John Milton was born in 1608 and died aged 65. He was a civil servant for the Commonwealth (republic) of England under Cromwell.
He was fluent in 10 languages. He was married three times. In his lifetime he had an international reputation. Yet above all, it is his poetry that sets him apart.
He dared to be different in how he wrote. He abandoned rhyme and used language uniquely. He changed the natural order of words and he reintroduced vocabulary that had become obsolete.
Such liberties and stylistic innovations are known to this day as ‘Miltonic effects’, and continue to impress and influence writers and readers alike.
Milton’s descriptions are grand, and at times, terrible!
His depiction of Death’s response to Satan’s plan of tempting the human race into sin and therefore to death reads: …;’’and Death grinned horrible a ghastly smile to hear his famine should be filled.” We cannot fail to get the message nor picture Death’s anticipated feast!
Already in this New Year we have learned of death and we have learned of the fear of death.

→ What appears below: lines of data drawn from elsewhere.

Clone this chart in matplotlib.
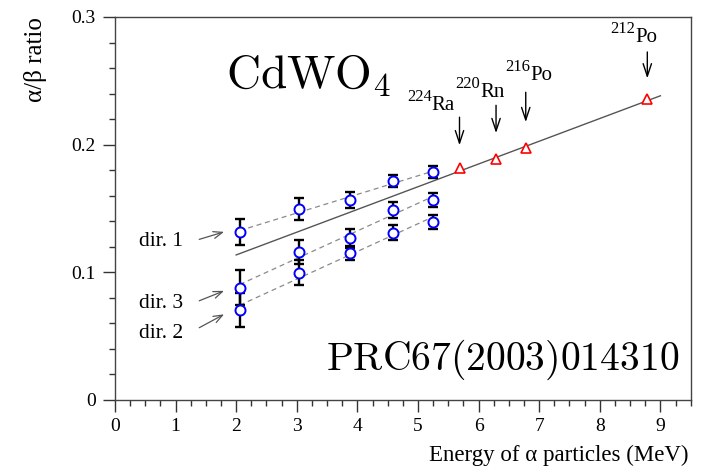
import numpy as np
import matplotlib
matplotlib.use("Agg")
import matplotlib.pyplot as plt
from matplotlib.ticker import MultipleLocator, FuncFormatter

plt.rcParams['font.family'] = ['Liberation Serif', 'DejaVu Serif']
plt.rcParams['mathtext.fontset'] = 'cm'

# Step 1

# external alpha source, three crystal directions
energy_dir = np.array([2.06, 3.04, 3.88, 4.58, 5.24])
ratio_dir1 = np.array([0.1318, 0.1494, 0.1567, 0.1715, 0.1783])
err_dir1 = np.array([0.0102, 0.0085, 0.0065, 0.0048, 0.0046])
ratio_dir3 = np.array([0.0880, 0.1162, 0.1266, 0.1488, 0.1567])
err_dir3 = np.array([0.0136, 0.0095, 0.0075, 0.0065, 0.0052])
ratio_dir2 = np.array([0.0705, 0.0997, 0.1149, 0.1310, 0.1397])
err_dir2 = np.array([0.0130, 0.0098, 0.0055, 0.0060, 0.0055])

# internal alphas (Th chain)
iso_mass = ['224', '220', '216', '212']
iso_symbol = ['Ra', 'Rn', 'Po', 'Po']
iso_energy = np.array([5.685, 6.288, 6.778, 8.784])
iso_ratio = np.array([0.1818, 0.1884, 0.1970, 0.2356])

# overall linear fit (solid line)
fit_range = np.array([2.0, 9.0])
fit_slope = 0.01781
fit_intercept = 0.0780

x_ticks = [0, 1, 2, 3, 4, 5, 6, 7, 8, 9]
y_ticks = [0, 0.1, 0.2, 0.3]

# Step 2 - layout of the annotations (data coords / offsets in points)
dir_labels = ['dir. 1', 'dir. 3', 'dir. 2']
dir_label_pos = [(0.40, 0.1205), (0.40, 0.0722), (0.40, 0.0485)]
dir_arrow_tail = [(1.39, 0.1258), (1.39, 0.0777), (1.39, 0.0566)]
dir_arrow_head = [(1.80, 0.1317), (1.80, 0.0855), (1.80, 0.0671)]

iso_label_pos = [(5.225, 0.227), (6.023, 0.2374), (6.848, 0.2505), (8.58, 0.2804)]
iso_arrow_tail = [36.5, 39, 40.5, 34]
iso_arrow_gap = [16.3, 19, 19, 15]

# Step 3 - plot
fig = plt.figure(figsize=(7.02, 4.67), dpi=100)
ax = fig.add_axes([0.1638, 0.1435, 0.8201, 0.8201])

ax.plot(fit_range, fit_slope * fit_range + fit_intercept, color='#555555', lw=1.0, zorder=2)

for ratio, err in [(ratio_dir1, err_dir1), (ratio_dir3, err_dir3), (ratio_dir2, err_dir2)]:
    coef = np.polyfit(energy_dir, ratio, 1)
    xs = np.array([energy_dir.min(), energy_dir.max()])
    ax.plot(xs, np.polyval(coef, xs), color='#8a8a8a', lw=0.9, ls=(0, (4, 3)), zorder=2)
    ax.errorbar(energy_dir, ratio, yerr=err, fmt='none', ecolor='black',
                elinewidth=1.7, capsize=3.8, capthick=1.7, zorder=3)
    ax.plot(energy_dir, ratio, 'o', mfc='white', mec='#0000ff', ms=7.2, mew=1.4, zorder=4)

ax.plot(iso_energy, iso_ratio, '^', mfc='white', mec='#ff0000', ms=7.5, mew=1.2, zorder=4)

# isotope names with arrows
for i in range(len(iso_energy)):
    sx, by = iso_label_pos[i]
    ax.annotate(iso_mass[i], xy=(sx, by), xytext=(0, 6.5), textcoords='offset points',
                ha='right', va='baseline', fontsize=12)
    ax.text(sx, by, iso_symbol[i], ha='left', va='baseline', fontsize=15)
    ax.annotate('', xy=(iso_energy[i], iso_ratio[i]), xytext=(0, iso_arrow_tail[i]),
                textcoords='offset points',
                arrowprops=dict(arrowstyle='->,head_length=0.9,head_width=0.3', color='black',
                                lw=1.0, shrinkA=0, shrinkB=iso_arrow_gap[i]))

# direction labels
for i in range(3):
    ax.text(dir_label_pos[i][0], dir_label_pos[i][1], dir_labels[i],
            ha='left', va='baseline', fontsize=15.5)
    ax.annotate('', xy=dir_arrow_head[i], xytext=dir_arrow_tail[i],
                arrowprops=dict(arrowstyle='->,head_length=0.65,head_width=0.25', color='#555555',
                                lw=0.9, shrinkA=0, shrinkB=0))

ax.text(1.83, 0.244, r'$\mathrm{CdWO}_4$', ha='left', va='baseline', fontsize=34)
ax.text(3.49, 0.0235, r'$\mathrm{PRC67(2003)014310}$', ha='left', va='baseline', fontsize=28.5)

# Step 4 - axes
ax.set_xlim(0, 9.5)
ax.set_ylim(0, 0.3)
ax.set_xticks(x_ticks)
ax.set_yticks(y_ticks)
ax.xaxis.set_minor_locator(MultipleLocator(0.25))
ax.yaxis.set_minor_locator(MultipleLocator(0.02))
ax.yaxis.set_major_formatter(FuncFormatter(lambda v, p: '0' if v == 0 else '%.1f' % v))
ax.tick_params(axis='both', which='major', direction='out', length=8.5, width=1.0,
               color='#333333', labelsize=14)
ax.tick_params(axis='both', which='minor', direction='out', length=4.5, width=1.0, color='#333333')
ax.tick_params(axis='x', pad=4.5)
ax.tick_params(axis='y', pad=5.5)
for s in ax.spines.values():
    s.set_color('#444444')
    s.set_linewidth(1.0)

ax.set_xlabel(r'Energy of α particles (MeV)', fontsize=16.5, ha='right')
ax.xaxis.set_label_coords(0.997, -0.117)
ax.set_ylabel(r'α/β ratio', fontsize=18, ha='right')
ax.yaxis.set_label_coords(-0.118, 1.0)

fig.savefig('out.png', dpi=100)
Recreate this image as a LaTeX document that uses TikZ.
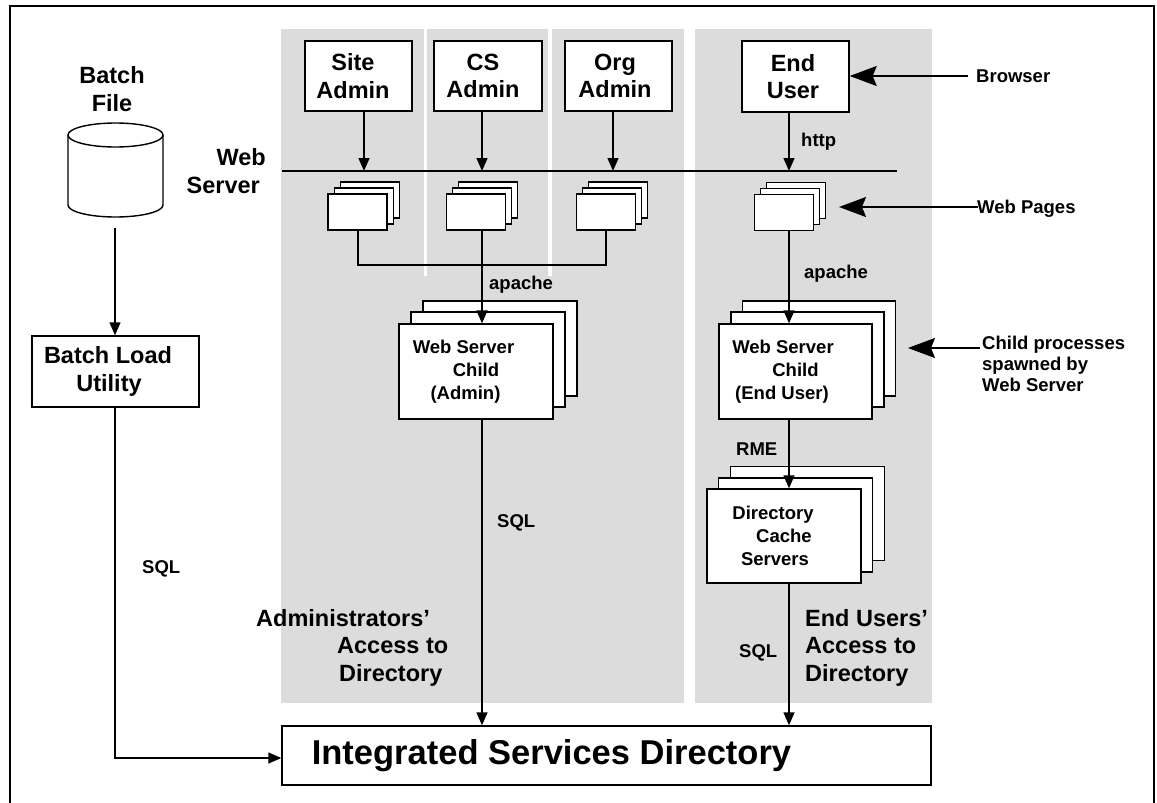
\documentclass[tikz,border=0pt]{standalone}
\usepackage{fontspec}
\setmainfont{Liberation Sans}
\usetikzlibrary{arrows.meta}
\definecolor{panelgray}{RGB}{220,220,220}
\begin{document}
\begin{tikzpicture}[x=1pt,y=-1pt,
  box/.style={draw, fill=white, line width=1.4pt, inner sep=0pt},
  bigtxt/.style={font=\fontsize{23.5}{27.5}\selectfont\bfseries, align=center},
  smalltxt/.style={font=\fontsize{18.5}{23}\selectfont\bfseries, align=center},
  isdtxt/.style={font=\fontsize{34.5}{40}\selectfont\bfseries},
  lbl/.style={font=\fontsize{18.5}{21}\selectfont\bfseries, inner sep=0pt, anchor=base west, align=left},
  biglbl/.style={bigtxt, inner sep=0pt},
  conn/.style={line width=1.4pt},
  arr/.style={conn, -{Triangle[length=13pt,width=11pt]}},
  callout/.style={conn, -{Stealth[length=27pt,width=20pt,inset=4pt]}},
  page/.style={box, minimum width=59pt, minimum height=36pt},
  child/.style={box, minimum width=154pt, minimum height=95pt},
  role/.style={box, bigtxt, minimum width=107pt, minimum height=70pt}]
\useasboundingbox (0,0) rectangle (1157,803);

% outer frame (open at the bottom edge of the sheet)
\draw[line width=2pt] (10,803) -- (10,6) -- (1154,6) -- (1154,803);

% shaded areas: administrators and end users
\fill[panelgray] (281,29) rectangle (684,703);
\fill[panelgray] (695,29) rectangle (932,703);
\fill[white] (424,29) rectangle (427,276);
\fill[white] (548,29) rectangle (552,276);

% web server boundary line
\coordinate (wsL) at (282,171);
\coordinate (wsR) at (897,171);
\draw[conn] (wsL) -- (wsR);
% multi-line captions are placed by the baseline of their last line
\node[biglbl, align=right, anchor=base east] (wslbl) at (266,193) {Web\\Server\hspace*{6pt}};

% users of the system
\node[role] (site) at (358.5,76) {Site\hspace*{11pt}\\Admin\hspace*{11pt}};
\node[role, minimum width=108pt] (cs) at (488,76) {CS\hspace*{10pt}\\Admin\hspace*{10pt}};
\node[role] (org) at (618.5,76) {Org\hspace*{7pt}\\Admin\hspace*{7pt}};
\node[role, minimum height=71pt] (eu) at (795.5,76.5) {End\hspace*{5pt}\\User\hspace*{5pt}};

% web page stacks
\node[page] (p1c) at (370,200) {};
\node[page] (p1b) at (364,206) {};
\node[page] (p1) at (357.5,212) {};
\node[page] (p2c) at (488,200) {};
\node[page] (p2b) at (482,206) {};
\node[page] (p2) at (476,212) {};
\node[page] (p3c) at (618,200) {};
\node[page] (p3b) at (612,206) {};
\node[page] (p3) at (606,212) {};
\node[page] (p4c) at (796,200.5) {};
\node[page] (p4b) at (790,206.5) {};
\node[page] (p4) at (784,212.5) {};

% web server children
\node[child] (wsac) at (500,348.5) {};
\node[child] (wsab) at (488,359.5) {};
\node[child, smalltxt] (wsa) at (476,371.5)
  {Web Server\hspace*{25pt}\\Child\hspace*{9pt}\\(Admin)\hspace*{21pt}};
\node[child, minimum width=153pt] (wsec) at (819,348.5) {};
\node[child, minimum width=153pt] (wseb) at (807.5,359.5) {};
\node[child, minimum width=153pt, smalltxt] (wse) at (795.5,371.5)
  {Web Server\hspace*{25pt}\\Child\hspace*{11pt}\\(End User)\hspace*{27pt}};

% directory cache servers
\node[child, minimum height=94pt] (dcsc) at (807.5,513.5) {};
\node[child, minimum height=94pt] (dcsb) at (795.5,525) {};
\node[child, minimum height=94pt, smalltxt] (dcs) at (784,536)
  {Directory\hspace*{22pt}\\Cache\hspace*{12pt}\\Servers\hspace*{18pt}};

% batch file store
\node[biglbl, anchor=base] (batchlbl) at (112,111) {Batch\\File};
\draw[conn] (68,135) -- (68,205) arc[start angle=180, end angle=0, x radius=47.5, y radius=12] -- (163,135);
\draw[conn] (115.5,135) ellipse[x radius=47.5, y radius=12];
\coordinate (cylout) at (115,228);

\node[box, bigtxt, minimum width=167pt, minimum height=71pt] (blu) at (115.5,371.5)
  {Batch Load\hspace*{15pt}\\Utility\hspace*{13pt}};

% the directory
\node[box, isdtxt, minimum width=649pt, minimum height=59pt] (isd) at (606.5,755.5)
  {Integrated Services Directory\hspace*{110pt}};

% column positions for the connectors
\coordinate (xs) at (364,0);
\coordinate (xc) at (482,0);
\coordinate (xo) at (613,0);
\coordinate (xe) at (789,0);
\coordinate (j1) at (358,265);
\coordinate (j2) at (482,265);
\coordinate (j3) at (606,265);
\coordinate (bl) at (115,758);

% users to the web server
\draw[arr] (site.south -| xs) -- (xs |- wsL);
\draw[arr] (cs.south -| xc) -- (xc |- wsL);
\draw[arr] (org.south -| xo) -- (xo |- wsL);
\draw[arr] (eu.south -| xe) -- (xe |- wsL);
\node[lbl] (http) at (801,146) {http};

% admin pages to the admin child
\draw[conn] (p1.south -| j1) -- (j1) -- (j3) -- (p3.south -| j3);
\draw[arr] (p2.south -| j2) -- (wsa.north -| j2);
\node[lbl] (apa) at (489,289) {apache};

% end user pages to the end user child
\draw[arr] (p4.south -| xe) -- (wse.north -| xe);
\node[lbl] (ape) at (804,278) {apache};

% children to cache and directory
\draw[arr] (wse.south -| xe) -- (dcs.north -| xe);
\node[lbl] (rme) at (736,455) {RME};
\draw[arr] (dcs.south -| xe) -- (isd.north -| xe);
\node[lbl] (sqle) at (739,657) {SQL};
\draw[arr] (wsa.south -| xc) -- (isd.north -| xc);
\node[lbl] (sqla) at (497,527) {SQL};

% batch path
\draw[arr] (cylout) -- (blu.north -| cylout);
\draw[arr] (blu.south -| bl) -- (bl) -- (isd.west |- bl);
\node[lbl] (sqlb) at (142,573) {SQL};

% access captions
\node[biglbl, align=left, anchor=base west] (admacc) at (256,681)
  {Administrators'\\\hspace*{81pt}Access to\\\hspace*{83pt}Directory};
\node[biglbl, align=left, anchor=base west] (euacc) at (805,681)
  {End Users'\\Access to\\Directory};

% callouts
\coordinate (brs) at (968,76);
\draw[callout] (brs) -- (eu.east |- brs);
\node[lbl] (browser) at (976,82) {Browser};
\coordinate (wps) at (978,207);
\coordinate (wpt) at (839,207);
\draw[callout] (wps) -- (wpt);
\node[lbl] (webpages) at (977,213) {Web Pages};
\coordinate (cps) at (980,348);
\coordinate (cpt) at (908,348);
\draw[callout] (cps) -- (cpt);
\node[lbl] (childlbl) at (982,391) {Child processes\\spawned by\\Web Server};
\end{tikzpicture}
\end{document}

A shopper stabbed in the midst of the January sales; an unidentified body of a young woman found on the Sandringham Estate; four shot dead by a man licensed to hold as many as six firearms in his home; the bicycle of a missing father found on the beautiful shores of Carnlough; traffic on a major road being directed wrongly… how easily death snaps shut its jaw!
As a preacher I fully understand the importance of sounding the alarm regarding sin and death, but I am glad that the message of the Gospel does not stop at that. The wages of sin is death, but the gift of God is life eternal. A life controlled by the fear of death may be set free. Death’s sting may be removed. That’s right – the finality of death may be erased. Death’s victory is only enduring if it can swallow its prey. But what if the mighty jaw of death is prised open? What if there is an escape?
On the third day Christ arose! Christ overcame death. That was the whole purpose of His crucifixion.
The famine Milton referred to will never be fed. Death will always go hungry.
Milton’s Paradise Lost opens with these words:
“Of Man’s first disobedience, and the fruit, Of that forbidden Tree, whose mortal taste
Brought death into the world, and all our woe, With loss of Eden, till one greater Man Restore us, and regain the blissful seat…”
It tells us of the introduction of death and it tells us of the restoration of life.
It repeats an even older record of the same facts:
“And deliver them who through fear of death were all their lifetime subject to bondage.” (Hebrews 2:15)
Now that’s real poetry and the real gospel!